So, what are members of the suffering masses saying in respect of the very scanty reflection of their views in corruption reporting by the media? It is considered a big question to be answered by them because who gets to speak is also about who gets to decide what is done about corruption. Hence the paradox of those who most suffer the effects of corruption exercise little or no discursive power over its elimination, going by what Prof Sam Oyovbaire revealed in the lecture we have already referenced.

Oyovbaire’s point has been aggravated by the hostility of the power elite to the little leverage the social media has given to ordinary people in terms of voice. All manner of laws are being cooked up to block such openings in the name of fighting ‘fake news’, ‘hate speeches’ and similar stuff.  This report is, therefore, at the heart of the strategy of amplifying ‘voices from below’. So, it is important asking the question of what the masses say on what do about systematic exclusion from corruption reporting, its impact and how it might be corrected?


A recent reminder about the poverty menace and the security implications, logically











Answers to the above questions form the subject matter of this Special Report whose correct title should have been “Echoing Professor Oyovbaire’s Bombshell in Nigeria’s Corruption Conundrum, (2)” because it is a continuation of Echoing Professor Oyovbaire’s Bombshell in Nigeria’s Corruption Conundrum, (1). It is only being published under the current title because it is a better capture of the content in the wisdom of the editorial team that superintended synthesizing this round of the interviews involved. It is the synthesis of views of randomly but carefully picked members of the ‘voices from below’ in equally selected poverty-ridden slums in and around Abuja, Nigeria’s Federal Capital Territory. Taken as a microcosm of Nigeria, Abuja and its slum dwellers are assumed to embody the broadest sentiments of the suffering masses across Nigeria.

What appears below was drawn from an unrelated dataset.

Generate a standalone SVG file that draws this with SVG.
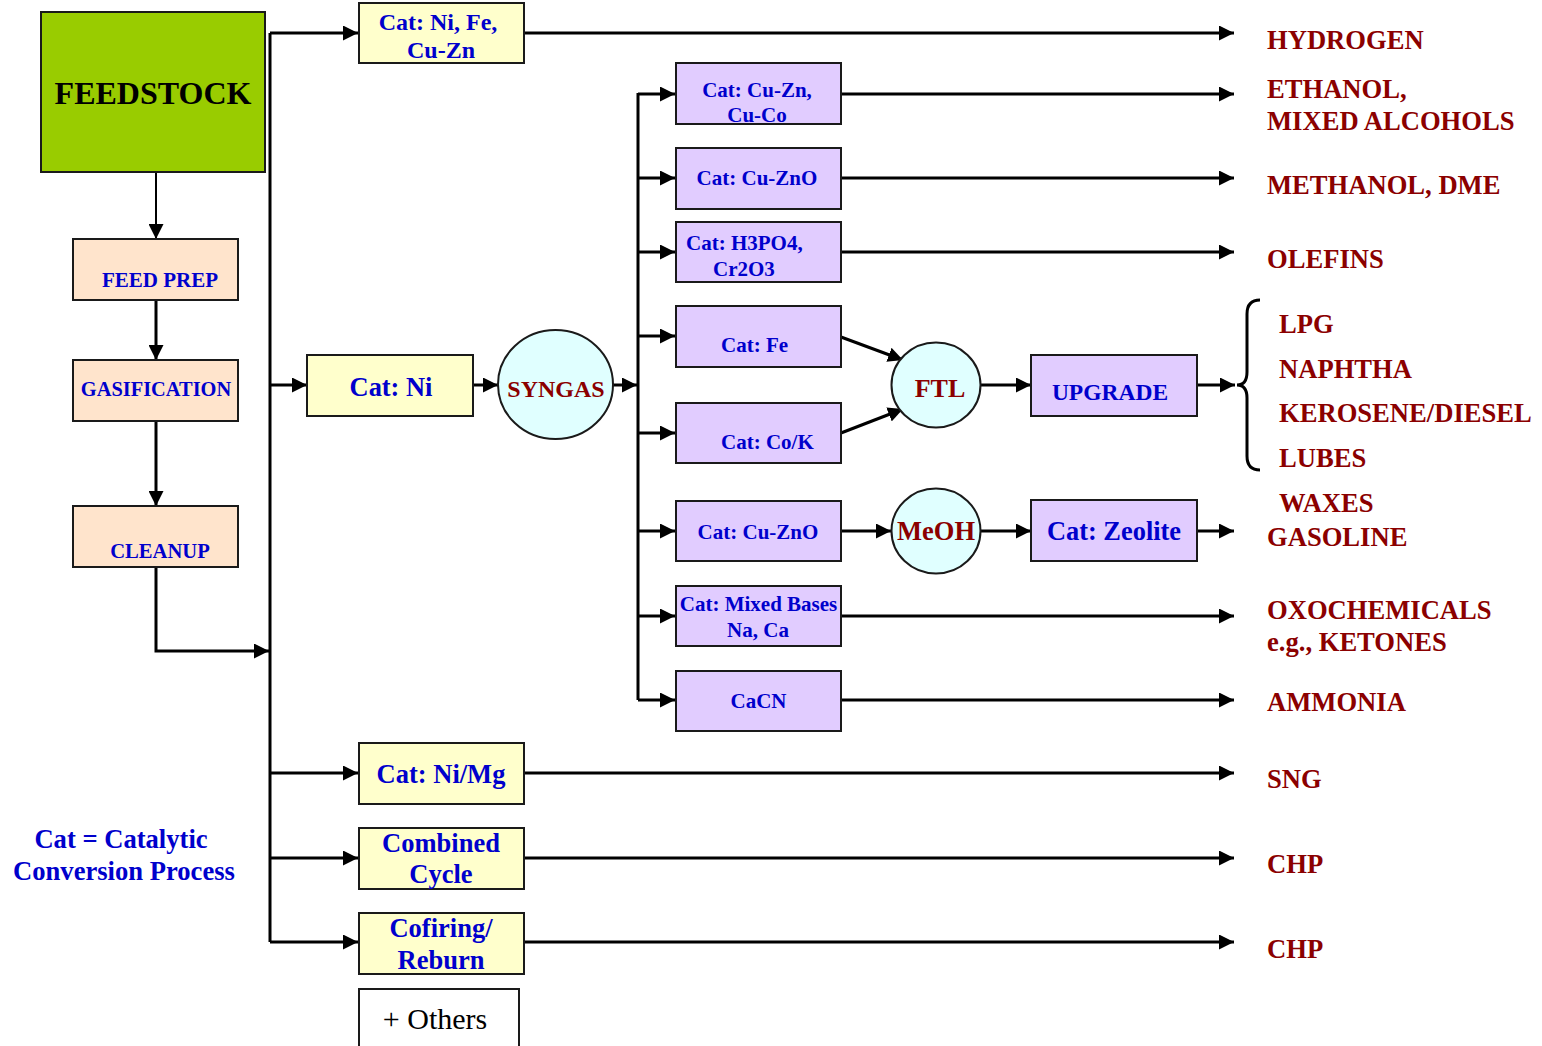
<svg xmlns="http://www.w3.org/2000/svg" width="1542" height="1046" viewBox="0 0 1542 1046">
<style>
text{font-family:"Liberation Serif","Times New Roman",serif;font-weight:bold}
.b{fill:#0000cc}
.r{fill:#8b0000;font-size:26.6px}
.k{fill:#000}
.box{stroke:#1a1a1a;stroke-width:2}
.y{fill:#ffffcc}
.p{fill:#e1ccff}
.o{fill:#ffe4cc}
.c{fill:#e0ffff}
.ln{fill:none;stroke:#000;stroke-width:3}
.m{text-anchor:middle}
</style>
<defs>
<marker id="ah" markerUnits="userSpaceOnUse" markerWidth="15" markerHeight="15" refX="15" refY="7.5" orient="auto">
<path d="M0,0 L15,7.5 L0,15 z" fill="#000"/>
</marker>
</defs>
<rect width="1542" height="1046" fill="#fff"/>

<g id="connectors">
<line x1="156" y1="172" x2="156" y2="239" class="ln" style="stroke-width:2" marker-end="url(#ah)"/>
<line x1="156" y1="300" x2="156" y2="360" class="ln" marker-end="url(#ah)"/>
<line x1="156" y1="421" x2="156" y2="506" class="ln" marker-end="url(#ah)"/>
<polyline points="156,567 156,651 269,651" class="ln" marker-end="url(#ah)"/>
<line x1="270" y1="33" x2="270" y2="942" class="ln"/>
<line x1="270" y1="33" x2="358" y2="33" class="ln" marker-end="url(#ah)"/>
<line x1="270" y1="385" x2="307" y2="385" class="ln" marker-end="url(#ah)"/>
<line x1="270" y1="773" x2="358" y2="773" class="ln" marker-end="url(#ah)"/>
<line x1="270" y1="858" x2="358" y2="858" class="ln" marker-end="url(#ah)"/>
<line x1="270" y1="942" x2="358" y2="942" class="ln" marker-end="url(#ah)"/>
<line x1="473" y1="385" x2="498" y2="385" class="ln" marker-end="url(#ah)"/>
<line x1="613" y1="385" x2="637" y2="385" class="ln" marker-end="url(#ah)"/>
<line x1="638" y1="93" x2="638" y2="700" class="ln"/>
<line x1="638" y1="94" x2="675" y2="94" class="ln" marker-end="url(#ah)"/>
<line x1="638" y1="178" x2="675" y2="178" class="ln" marker-end="url(#ah)"/>
<line x1="638" y1="252" x2="675" y2="252" class="ln" marker-end="url(#ah)"/>
<line x1="638" y1="336" x2="675" y2="336" class="ln" marker-end="url(#ah)"/>
<line x1="638" y1="433" x2="675" y2="433" class="ln" marker-end="url(#ah)"/>
<line x1="638" y1="531" x2="675" y2="531" class="ln" marker-end="url(#ah)"/>
<line x1="638" y1="616" x2="675" y2="616" class="ln" marker-end="url(#ah)"/>
<line x1="638" y1="700" x2="675" y2="700" class="ln" marker-end="url(#ah)"/>
<line x1="524" y1="33" x2="1234" y2="33" class="ln" marker-end="url(#ah)"/>
<line x1="841" y1="94" x2="1234" y2="94" class="ln" marker-end="url(#ah)"/>
<line x1="841" y1="178" x2="1234" y2="178" class="ln" marker-end="url(#ah)"/>
<line x1="841" y1="252" x2="1234" y2="252" class="ln" marker-end="url(#ah)"/>
<line x1="841" y1="616" x2="1234" y2="616" class="ln" marker-end="url(#ah)"/>
<line x1="841" y1="700" x2="1234" y2="700" class="ln" marker-end="url(#ah)"/>
<line x1="524" y1="773" x2="1234" y2="773" class="ln" marker-end="url(#ah)"/>
<line x1="524" y1="858" x2="1234" y2="858" class="ln" marker-end="url(#ah)"/>
<line x1="524" y1="942" x2="1234" y2="942" class="ln" marker-end="url(#ah)"/>
<line x1="841" y1="337" x2="903" y2="360" class="ln" marker-end="url(#ah)"/>
<line x1="841" y1="433" x2="903" y2="409" class="ln" marker-end="url(#ah)"/>
<line x1="981" y1="385" x2="1031" y2="385" class="ln" marker-end="url(#ah)"/>
<line x1="1197" y1="385" x2="1235" y2="385" class="ln" marker-end="url(#ah)"/>
<line x1="841" y1="531" x2="891" y2="531" class="ln" marker-end="url(#ah)"/>
<line x1="981" y1="531" x2="1031" y2="531" class="ln" marker-end="url(#ah)"/>
<line x1="1197" y1="531" x2="1234" y2="531" class="ln" marker-end="url(#ah)"/>
<path d="M1260,300 Q1247,300 1247,314 L1247,372 Q1247,385 1237,385 Q1247,385 1247,398 L1247,456 Q1247,470 1260,470" class="ln"/>
</g>

<g id="feedstock"><rect x="41" y="12" width="224" height="160" fill="#99cc00" class="box"/><text x="153" y="104" class="k m" style="font-size:32px">FEEDSTOCK</text></g>
<g id="feedprep"><rect x="73" y="239" width="165" height="61" class="box o"/><text x="160" y="287" class="b m" style="font-size:21px">FEED PREP</text></g>
<g id="gasification"><rect x="73" y="360" width="165" height="61" class="box o"/><text x="156" y="396" class="b m" style="font-size:20.4px">GASIFICATION</text></g>
<g id="cleanup"><rect x="73" y="506" width="165" height="61" class="box o"/><text x="160" y="558" class="b m" style="font-size:20.6px">CLEANUP</text></g>

<g id="cat-nifecuzn"><rect x="359" y="3" width="165" height="60" class="box y"/><text x="438" y="30" class="b m" style="font-size:24px">Cat: Ni, Fe,</text><text x="441" y="58" class="b m" style="font-size:24px">Cu-Zn</text></g>
<g id="cat-ni"><rect x="307" y="355" width="166" height="61" class="box y"/><text x="391" y="396" class="b m" style="font-size:26.4px">Cat: Ni</text></g>
<g id="syngas"><ellipse cx="555.5" cy="384.5" rx="57.5" ry="54.5" class="box c"/><text x="556" y="397" class="m" style="fill:#8b0000;font-size:24px">SYNGAS</text></g>

<g id="cat-cuzn-cuco"><rect x="676" y="63" width="165" height="61" class="box p"/><text x="757" y="97" class="b m" style="font-size:21px">Cat: Cu-Zn,</text><text x="757" y="122" class="b m" style="font-size:21px">Cu-Co</text></g>
<g id="cat-cuzno-1"><rect x="676" y="148" width="165" height="61" class="box p"/><text x="757" y="185" class="b m" style="font-size:21px">Cat: Cu-ZnO</text></g>
<g id="cat-h3po4"><rect x="676" y="222" width="165" height="60" class="box p"/><text x="686" y="250" class="b" style="font-size:21px">Cat: H3PO4,</text><text x="713" y="276" class="b" style="font-size:21px">Cr2O3</text></g>
<g id="cat-fe"><rect x="676" y="306" width="165" height="61" class="box p"/><text x="721" y="352" class="b" style="font-size:21px">Cat: Fe</text></g>
<g id="cat-cok"><rect x="676" y="403" width="165" height="60" class="box p"/><text x="721" y="449" class="b" style="font-size:21px">Cat: Co/K</text></g>
<g id="cat-cuzno-2"><rect x="676" y="501" width="165" height="60" class="box p"/><text x="758" y="539" class="b m" style="font-size:21px">Cat: Cu-ZnO</text></g>
<g id="cat-mixed"><rect x="676" y="586" width="165" height="60" class="box p"/><text x="758.5" y="611" class="b m" style="font-size:21px">Cat: Mixed Bases</text><text x="758" y="637" class="b m" style="font-size:21px">Na, Ca</text></g>
<g id="cacn"><rect x="676" y="671" width="165" height="60" class="box p"/><text x="758.5" y="708" class="b m" style="font-size:21px">CaCN</text></g>

<g id="ftl"><ellipse cx="936" cy="385" rx="44.5" ry="42.5" class="box c"/><text x="940" y="397" class="m" style="fill:#8b0000;font-size:26px">FTL</text></g>
<g id="meoh"><ellipse cx="936" cy="531" rx="44.5" ry="42.5" class="box c"/><text x="936" y="540" class="m" style="fill:#8b0000;font-size:26.5px">MeOH</text></g>
<g id="upgrade"><rect x="1031" y="355" width="166" height="61" class="box p"/><text x="1110" y="400" class="b m" style="font-size:23.5px">UPGRADE</text></g>
<g id="cat-zeolite"><rect x="1031" y="500" width="166" height="61" class="box p"/><text x="1114" y="540" class="b m" style="font-size:26.4px">Cat: Zeolite</text></g>

<g id="cat-nimg"><rect x="359" y="743" width="165" height="61" class="box y"/><text x="441" y="783" class="b m" style="font-size:26.5px">Cat: Ni/Mg</text></g>
<g id="combined"><rect x="359" y="828" width="165" height="61" class="box y"/><text x="441" y="852" class="b m" style="font-size:26.5px">Combined</text><text x="441" y="883" class="b m" style="font-size:26.5px">Cycle</text></g>
<g id="cofiring"><rect x="359" y="913" width="165" height="61" class="box y"/><text x="441" y="937" class="b m" style="font-size:26.5px">Cofiring/</text><text x="441" y="969" class="b m" style="font-size:26.5px">Reburn</text></g>
<g id="others"><rect x="359" y="989" width="160" height="70" fill="#fff" class="box"/><text x="435" y="1029" class="k m" style="font-size:30px;font-weight:normal">+ Others</text></g>

<g id="legend"><text x="121" y="848" class="b m" style="font-size:26.6px">Cat = Catalytic</text><text x="124" y="880" class="b m" style="font-size:26.6px">Conversion Process</text></g>

<g id="products">
<text x="1267" y="49" class="r">HYDROGEN</text>
<text x="1267" y="98" class="r">ETHANOL,</text>
<text x="1267" y="130" class="r">MIXED ALCOHOLS</text>
<text x="1267" y="194" class="r">METHANOL, DME</text>
<text x="1267" y="268" class="r">OLEFINS</text>
<text x="1279" y="333" class="r">LPG</text>
<text x="1279" y="378" class="r">NAPHTHA</text>
<text x="1279" y="422" class="r">KEROSENE/DIESEL</text>
<text x="1279" y="467" class="r">LUBES</text>
<text x="1279" y="512" class="r">WAXES</text>
<text x="1267" y="546" class="r">GASOLINE</text>
<text x="1267" y="619" class="r">OXOCHEMICALS</text>
<text x="1267" y="651" class="r">e.g., KETONES</text>
<text x="1267" y="711" class="r">AMMONIA</text>
<text x="1267" y="788" class="r">SNG</text>
<text x="1267" y="873" class="r">CHP</text>
<text x="1267" y="958" class="r">CHP</text>
</g>
</svg>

It bears repeating that the sampling process here has little or no bearing with criteria of positivist representativity. In terms of the selection of settlements for this round of interviews, there is Mpape 1 & Mpape 2. Mpape in Abuja is a sprawling but oppressive and disgusting slum that only a very myopic ruling class would allow its existence, seeing as it is a breeding ground for conditions of possibility for all imaginable and even unimaginable outcomes.

Intervention’s interviewer said that the Mpape 1 and Mpape 2 distinction is strictly her own convenient creation.

Chika/Tungwa Maggi is the third settlement while the fourth is Mararaba, another sprawling slum whose diversity in whatever sense of the word is mind-boggling.

The old problem lingers in terms of resistance among the masses to being interviewed at all, to speak on tape and for pictures to be taken. While some do not give a dam and actually want it, it is outrightly prohibited by others who cannot overcome the suspicion that danger may luck in granting such interviews. For quite a number of others, a translator has to be found. In a few cases, the interview ended abruptly as the interviewee would go no further. It all speaks to the practical problems of operationalizing inclusivity for those suffering spatial, class, gender and social services exclusion in Nigerian capitalism.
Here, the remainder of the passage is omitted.